Advertising is life made to look larger than life, through images and words that promise a wish fulfilled, a dream come true, a problem solved. Even Viagra follows Mark Twain’s keen observation about advertising. The worst kind of advertising exaggerates to get your attention, the best, gets your attention without exaggeration. It simply states a fact or reveals an emotional need, then lets you make the leap from “small to large.” Examples of the worst: before-and-after photos for weight loss products and cosmetic surgery—both descend to almost comic disbelief. The best: Apple’s “silhouette” campaign for iPod and the breakthrough ads featuring Eminem—both catapult iPod to “instant cool” status.
“When in doubt, tell the truth.”
Today’s advertising is full of gimmicks. They relentlessly hang on to a product like a ball and chain, keeping it from moving swiftly ahead of the competition, preventing any real communication of benefits or impetus to buy. The thinking is, if the gimmick is outrageous or silly enough, it’s got to at least get their attention. Local car dealer ads are probably the worst offenders–using zoo animals, sledgehammers, clowns, bikini-clad models, anything unrelated to the product’s real benefit.

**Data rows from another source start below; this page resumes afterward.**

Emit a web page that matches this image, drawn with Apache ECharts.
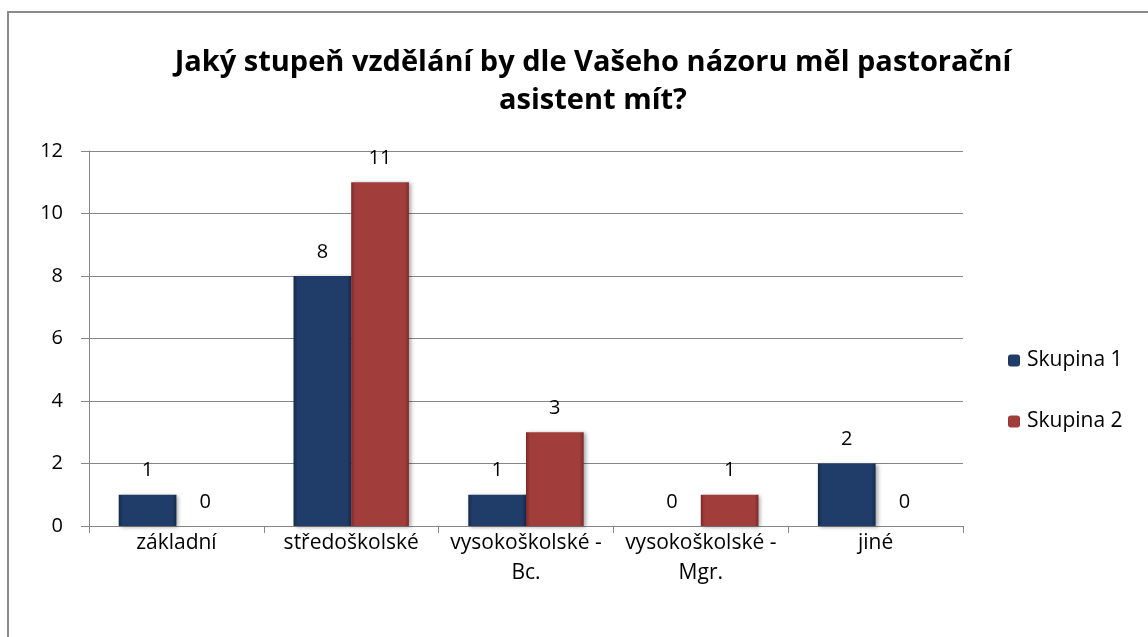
<!DOCTYPE html>
<html>
<head>
<meta charset="utf-8">
<script src="https://cdn.jsdelivr.net/npm/echarts@6/dist/echarts.min.js"></script>
<style>
  html, body { margin: 0; padding: 0; background: #fff; }
  #main { width: 1148px; height: 637px; }
</style>
</head>
<body>
<div id="main"></div>
<script>
var categories = ['základní', 'středoškolské', 'vysokoškolské -\nBc.', 'vysokoškolské -\nMgr.', 'jiné'];
var skupina1 = [1, 8, 1, 0, 2];
var skupina2 = [0, 11, 3, 1, 0];
var yTicks = [0, 2, 4, 6, 8, 10, 12];

var FONT = 'Open Sans';

function barColor(dark, mid) {
  return new echarts.graphic.LinearGradient(0, 0, 1, 0, [
    { offset: 0, color: dark },
    { offset: 0.07, color: mid },
    { offset: 0.93, color: mid },
    { offset: 1, color: dark }
  ]);
}

var labelStyle = {
  show: true,
  position: 'top',
  distance: 14,
  fontFamily: FONT,
  fontSize: 20,
  color: '#000'
};

var chart = echarts.init(document.getElementById('main'));

var option = {
  backgroundColor: '#fff',
  animation: false,
  title: {
    text: 'Jaký stupeň vzdělání by dle Vašeho názoru měl pastorační\nasistent mít?',
    left: 588,
    textAlign: 'center',
    top: 39,
    textStyle: {
      fontFamily: FONT,
      fontWeight: 'bold',
      fontSize: 29,
      lineHeight: 38,
      color: '#000'
    }
  },
  legend: {
    orient: 'vertical',
    left: 1003,
    top: 345,
    itemWidth: 12,
    itemHeight: 12,
    itemGap: 40,
    data: ['Skupina 1', 'Skupina 2'],
    textStyle: { fontFamily: FONT, fontSize: 21, color: '#000', padding: [0, 0, 0, 2] }
  },
  grid: {
    left: 89,
    top: 151,
    width: 874,
    height: 375,
    containLabel: false
  },
  xAxis: {
    type: 'category',
    data: categories,
    axisLine: { lineStyle: { color: '#868686', width: 1 } },
    axisTick: { show: true, length: 7, lineStyle: { color: '#868686' } },
    axisLabel: {
      interval: 0,
      fontFamily: FONT,
      fontSize: 21,
      color: '#000',
      lineHeight: 30,
      margin: 2
    }
  },
  yAxis: {
    type: 'value',
    min: yTicks[0],
    max: yTicks[yTicks.length - 1],
    interval: 2,
    axisLine: { show: true, lineStyle: { color: '#868686', width: 1 } },
    axisTick: { show: true, length: 8, lineStyle: { color: '#868686' } },
    splitLine: { lineStyle: { color: '#868686', width: 1 } },
    axisLabel: {
      fontFamily: FONT,
      fontSize: 20,
      color: '#000',
      margin: 26
    }
  },
  series: [{
    name: 'Skupina 1',
    type: 'bar',
    data: skupina1,
    barGap: '0%',
    barCategoryGap: '34%',
    itemStyle: {
      color: barColor('#15294a', '#1f3d68'),
      shadowColor: 'rgba(0,0,0,0.35)',
      shadowBlur: 4,
      shadowOffsetX: 2,
      shadowOffsetY: 1
    },
    label: labelStyle
  }, {
    name: 'Skupina 2',
    type: 'bar',
    data: skupina2,
    itemStyle: {
      color: barColor('#7c2a29', '#a13d3b'),
      shadowColor: 'rgba(0,0,0,0.35)',
      shadowBlur: 4,
      shadowOffsetX: 2,
      shadowOffsetY: 1
    },
    label: labelStyle
  }],
  graphic: [{
    type: 'rect',
    shape: { x: 8, y: 12, width: 1200, height: 700 },
    style: { fill: 'none', stroke: '#8a8a8a', lineWidth: 2 },
    silent: true,
    z: -1
  }]
};

chart.setOption(option);
</script>
</body>
</html>
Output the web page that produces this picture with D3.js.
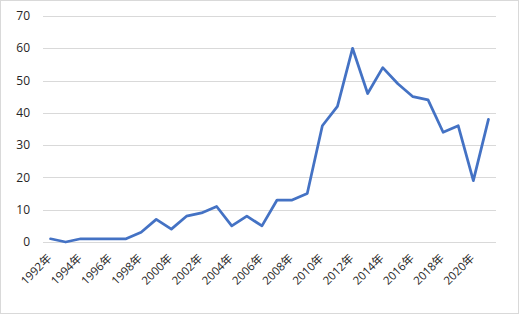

If the people who thought up these outrageous gimmicks spent half their energy just sticking to the product’s real benefits and buying motivators, they’d have a great ad. What they don’t realize is, they already have a lot to work with without resorting to gimmicks. There’s the product with all its benefits, the brand, which undoubtedly they’ve spent money to promote, the competition and its weaknesses, and two powerful buying motivators—fear of loss and promise of gain. In other words, all you really have to do is tell the truth about your product and be honest about your customers’ wants and needs. Of course, sometimes that’s not so easy. You have to do some digging to find out what you customers really want, what your competition has to offer them, and why your product is better.